Cycle Therapy — Chasing Fall w/The Grubers on Bikes

I arrived in the middle of the night, wrestled my bags into a hotel room fell asleep too late, and woke up even later. In a frenzy, I built my bike someplace between the bathroom and that silly half-desk that you never really use except to let your suitcase explode all over. I found my gloves, my overshoes and a rain jacket and shoved my now gaping bags back out the door. My adventure – of escorting Ashley + Jered home – was about to begin.

This scene sounds hectic, but its one that I’ve come to love; one I find myself in, wearing a smile and laughing at just how uncomfortable and awkward it can be, and yet how symbolic it is. I’ve traveled a lot this year, more often with a bicycle than not, and in a totally f*cked up way, I love the way that the hotel rooms are typically small enough that the bike ends up snuggling near you at night, leaning against a wall. Your vehicle for exploration resting like a horse in the stable. When you travel like this, sometimes you find a pair of underwear in with your wrenches (don’t judge me.) Sometimes those wrenches, or a little tube of chain grease, sneaks its way into your toiletry kit. But it’s worth the little inconveniences because when you wake up beside a bicycle your task for the day is typically to just get on your bike and go. Go all day. Until you get “there,” eat, fall asleep, and do it again.

The invitation to ride with the Gruber’s home to Athens was a generous and kind one; one that I couldn’t pass up even if I wanted to. I love these two like my own family and there are few things I’d rather be doing than following the course Jered has charted out on a map, and seeing where it takes us. Escorting them home was very much about being there for them, and welcoming them to a time in their schedule when they get to relax, remember what they love about bicycles (in case so so many days on the road have made them forget,) and just giving them a big fat hug of relief that they’ve arrived back to the United States in one (err, two) pieces. But escorting them home was a gift, a gesture of kindness to myself as well; in the only way that a 4-day, 400 mile journey can be.

I never could have imagined just how much this year would throw at me, and I never would have imagined how transformative, and therapeutic, the days I’ve spent on the bike through it all have been. Wherever I am in the world, or in my life, it’s a great place to be when I’m on two wheels. Just when I think my heart couldn’t hurt any more, my legs couldn’t scream louder, my body continues – inching ahead with each breath. No matter what the pain, so long as you commit to pedaling through it, the clouds will clear and the summit will reveal itself.  Once you see the bike as a therapy, I’m not sure when you stop using it as a tool to satisfy your soul but at every turn, every time I rebuild my bike in a new place, I get excited to see what I’ll find out there along the way, and IN there along the way too.
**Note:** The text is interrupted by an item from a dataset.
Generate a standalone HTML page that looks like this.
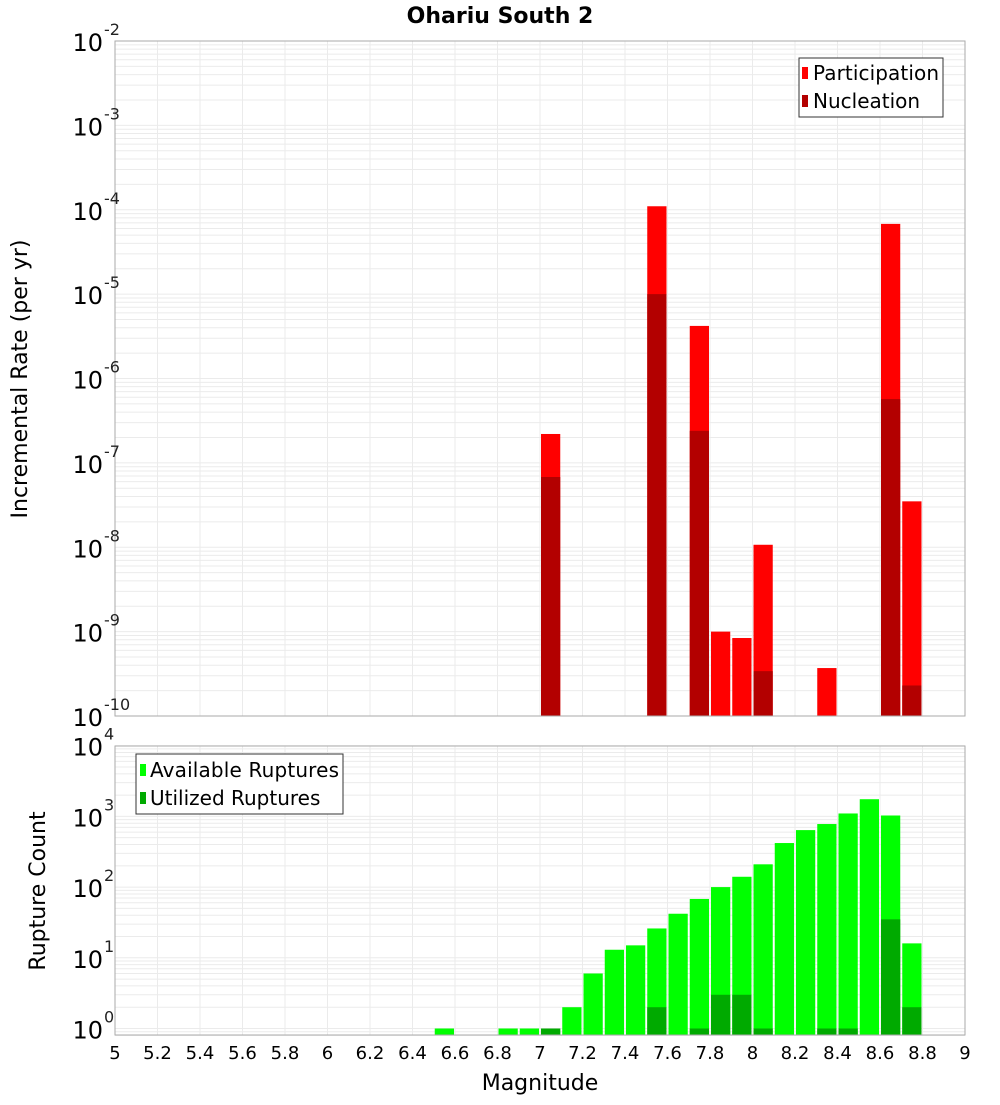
<!DOCTYPE html>
<html><head><meta charset="utf-8"><style>
body{margin:0;background:#fff;}
svg text{font-family:"DejaVu Sans","Liberation Sans",sans-serif;}
</style></head><body>
<svg id="chart" width="1000" height="1100" xmlns="http://www.w3.org/2000/svg">
<rect x="0" y="0" width="1000" height="1100" fill="#fff"/>
<text x="500" y="23" font-size="22" font-weight="bold" text-anchor="middle">Ohariu South 2</text>
<g id="topg"></g><g id="botg"></g>
<text transform="translate(27,379) rotate(-90)" font-size="22" text-anchor="middle">Incremental Rate (per yr)</text>
<text transform="translate(45,891) rotate(-90)" font-size="22" text-anchor="middle">Rupture Count</text>
<text x="540" y="1090" font-size="22" text-anchor="middle">Magnitude</text>
<g>
<rect x="799" y="58" width="144" height="59" fill="#fff" stroke="#333" stroke-width="1"/>
<rect x="802" y="67" width="6" height="12" fill="#ff0000"/>
<text x="813" y="80" font-size="20" textLength="126">Participation</text>
<rect x="802" y="95" width="6" height="12" fill="#b30000"/>
<text x="813" y="108" font-size="20">Nucleation</text>
</g>
<g>
<rect x="136" y="754" width="207" height="60" fill="#fff" stroke="#333" stroke-width="1"/>
<rect x="140" y="764" width="6" height="12" fill="#00ff00"/>
<text x="150" y="777" font-size="20" textLength="189">Available Ruptures</text>
<rect x="140" y="792" width="6" height="12" fill="#00aa00"/>
<text x="150" y="805" font-size="20">Utilized Ruptures</text>
</g>
</svg>
<script>
const mags=[6.55,6.85,6.95,7.05,7.15,7.25,7.35,7.45,7.55,7.65,7.75,7.85,7.95,8.05,8.15,8.25,8.35,8.45,8.55,8.65,8.75];
const available=[1,1,1,1,2,6,13,15,26,42,68,100,140,210,420,640,780,1100,1750,1030,16];
const utilized=[0,0,0,1,0,0,0,0,2,0,1,3,3,1,0,0,1,1,0,35,2];
const rateMags=[7.05,7.55,7.75,7.85,7.95,8.05,8.35,8.65,8.75];
const participation=[2.2e-7,1.1e-4,4.2e-6,1.0e-9,8.4e-10,1.07e-8,3.7e-10,6.8e-5,3.5e-8];
const nucleation=[6.8e-8,1.0e-5,2.4e-7,0,0,3.4e-10,0,5.7e-7,2.3e-10];
const xTicks=[5,5.2,5.4,5.6,5.8,6,6.2,6.4,6.6,6.8,7,7.2,7.4,7.6,7.8,8,8.2,8.4,8.6,8.8,9];
const topExps=[-2,-3,-4,-5,-6,-7,-8,-9,-10];
const botExps=[4,3,2,1,0];
const NS="http://www.w3.org/2000/svg";
const X0=115,X1=965;
const xs=m=>X0+(m-5)/4*(X1-X0);
const T0=41,T1=716,B0=746,B1=1035;
const yTop=v=>T1-(Math.log10(v)+10)*((T1-T0)/8);
const yBot=v=>1028.5-Math.log10(v)*70.7;
function el(parent,tag,attrs){const e=document.createElementNS(NS,tag);for(const k in attrs)e.setAttribute(k,attrs[k]);parent.appendChild(e);return e;}
const gTop=document.getElementById('topg'),gBot=document.getElementById('botg');
function grid(g,y0,y1,yf,emin,emax){
  for(let e=emin;e<=emax;e++){
    for(let k=1;k<10;k++){const v=k*Math.pow(10,e);const y=yf(v);if(y<y0-0.5||y>y1+0.5)continue;
      const l=el(g,'line',{x1:X0,x2:X1,y1:y,y2:y,stroke:'#ebebeb','stroke-width':1});
      
      }
  }
  xTicks.forEach(t=>{const l=el(g,'line',{x1:xs(t),x2:xs(t),y1:y0,y2:y1,stroke:'#ebebeb','stroke-width':1});
    
    });
}
grid(gTop,T0,T1,yTop,-11,-2);
grid(gBot,B0,B1,yBot,-1,4);
function bar(g,m,v,yf,y1,fill,name){
  const x=xs(m-0.05)+1,w=xs(m+0.05)-xs(m-0.05)-2,y=yf(v);
  const r=el(g,'rect',{x:x,y:y,width:w,height:y1-y,fill:fill});
  
  
}
rateMags.forEach((m,i)=>{bar(gTop,m,participation[i],yTop,T1,'#ff0000','participation-bar');
  if(nucleation[i]>0)bar(gTop,m,nucleation[i],yTop,T1,'#b30000','nucleation-bar');});
mags.forEach((m,i)=>{bar(gBot,m,available[i],yBot,B1,'#00ff00','available-bar');
  if(utilized[i]>0)bar(gBot,m,utilized[i],yBot,B1,'#00aa00','utilized-bar');});
[[gTop,T0,T1],[gBot,B0,B1]].forEach(([g,a,b])=>{const r=el(g,'rect',{x:X0,y:a,width:X1-X0,height:b-a,fill:'none',stroke:'#aaaaaa','stroke-width':1});
  
  });
function ylab(g,e,y){
  const t=el(g,'text',{x:103,y:y+10,'font-size':24,'text-anchor':'end'});
  
  
  t.textContent='10';
  const s=el(g,'text',{x:104,y:y-6,'font-size':16,fill:'#222'});
  
  
  s.textContent=String(e);
}
topExps.forEach(e=>ylab(gTop,e,yTop(Math.pow(10,e))));
botExps.forEach(e=>ylab(gBot,e,yBot(Math.pow(10,e))));
xTicks.forEach(t=>{const tx=el(gBot,'text',{x:xs(t),y:1059,'font-size':18,'text-anchor':'middle'});
  
  
  tx.textContent=String(t);});
</script>
</body></html>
The Chasing Fall trip was 1200 miles in total – from Emmaus, Pennsylvania to Athens, Georgia over 12 days. The four days that I joined for were marked with rain and rather miserable weather along the Blue Ridge Parkway, but I did capture a few images to share of the color pops and bursting boughs that lined the route home. Some of the days we were smiling in the sun, other days we were wiping the grit from our faces and eyes with sleeves covered in more grit. The morning that I woke up with eyes nearly swollen shut from the dirt thrown off of a wheel into my face as we were making way to the South Carolina border was a particularly memorable one. And still, the show went on. As it does.

I’d been hoping to make it out to the East Coast to ride in the colors of fall and feel autumn creeping in and this trip absolutely sated that desire; I’m really looking forward to having some time to enjoy the changing of the seasons – literally and figuratively – back home in Boulder, to appreciating the chill in the air, to slowing down enough to sip holiday libations with good friends, and feel my cup of proverbial gratitude for all the adventure in life overflow.

The images Jered captured of #chasingfall15 will be published in Bicycling Magazine in the coming little while so watch for more there. Pretty sure that we all agree: the more places we take our bikes, the more places we want to take them, the more we trust that they’re carrying us in the right direction and I’m pretty excited to see what direction they lead us to next.